Transportation Minister Yisrael Katz addressed the upswing in Arab violence in general and its ramifications in Saturday's "day of rage," where over 1000 stones were hurled at police forces called to detain unruly Bedouin, Arab, and leftist rioters. 

"The road to hell is paved with good intentions," Katz stated Sunday morning, noting that the State gives Bedouins unprecedented benefits, "but they respond to cries for an Initifada (terror war against Israel) and the waving of PLO flags." 

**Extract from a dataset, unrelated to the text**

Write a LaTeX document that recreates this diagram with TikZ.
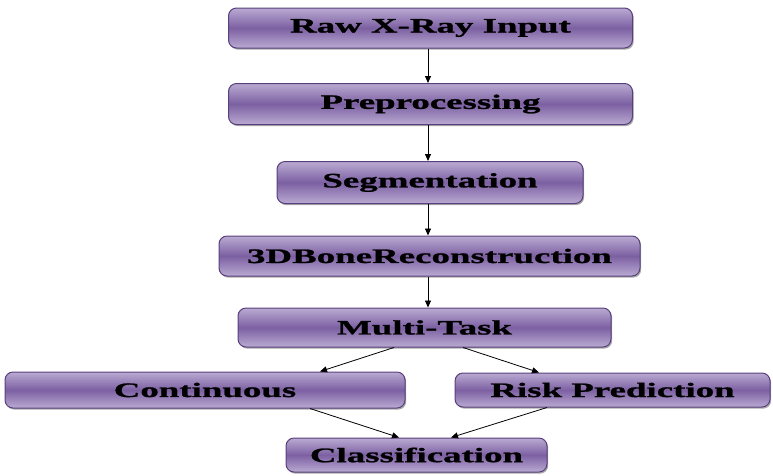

Katz added, "I voted against the bill because I saw this coming. Most of the MKs who supported the bill believed that the reality to follow would be different." He stressed that now the state must "act strongly against rioters and prove to [MK] Ahmed Tibi and his colleagues that violence does not pay."

Over 1000 protestors from Bedouin communities and left-wing organizations protested on Saturday against the so-called Prawer Bill, which would remove some 30-40,000 Bedouins from their illegally built outposts in the Negev. The move follows years of Negev lawlessness, in an attempt to make Israel's South a less dangerous place to live. 

The bill will also legalize several illegally-built Bedouin communities, expand existing communities, and give Bedouin communities a total of about 180,000 dunams (45,000 acres) of state-owned land. Those who are removed from illegally built outposts will be provided with alternate land or financial compensation.

Foreign-backed NGOs may be the key to Bedouin land grabs, which have reportedly taken large swaths of Jewish land in the Negev and claimed them for Bedouin Arab groups. While the Prawer Bill would evict thousands of illegal squatters from Bedouin-claimed territories, the Bill also gives the wider Bedouin community up to 63% of their illegally-gained land, without any proof of ownership. 

Foreign Minister Avigdor Liberman pointed out in the wake of the riots that the State is being consistent with cries from leftist organizations to uphold building permits, noting that building permits aren't only required for Jews. 

MK Ahmed Tibi (Ra'am-Ta'al) responded by making a number of inflammatory remarks on Saturday night, calling Liberman a "fascist" and accusing him of stealing land from Palestinian Arabs. 

The Prawer Bill has not yet been passed into law, and has yet to pass second and third readings in the Knesset.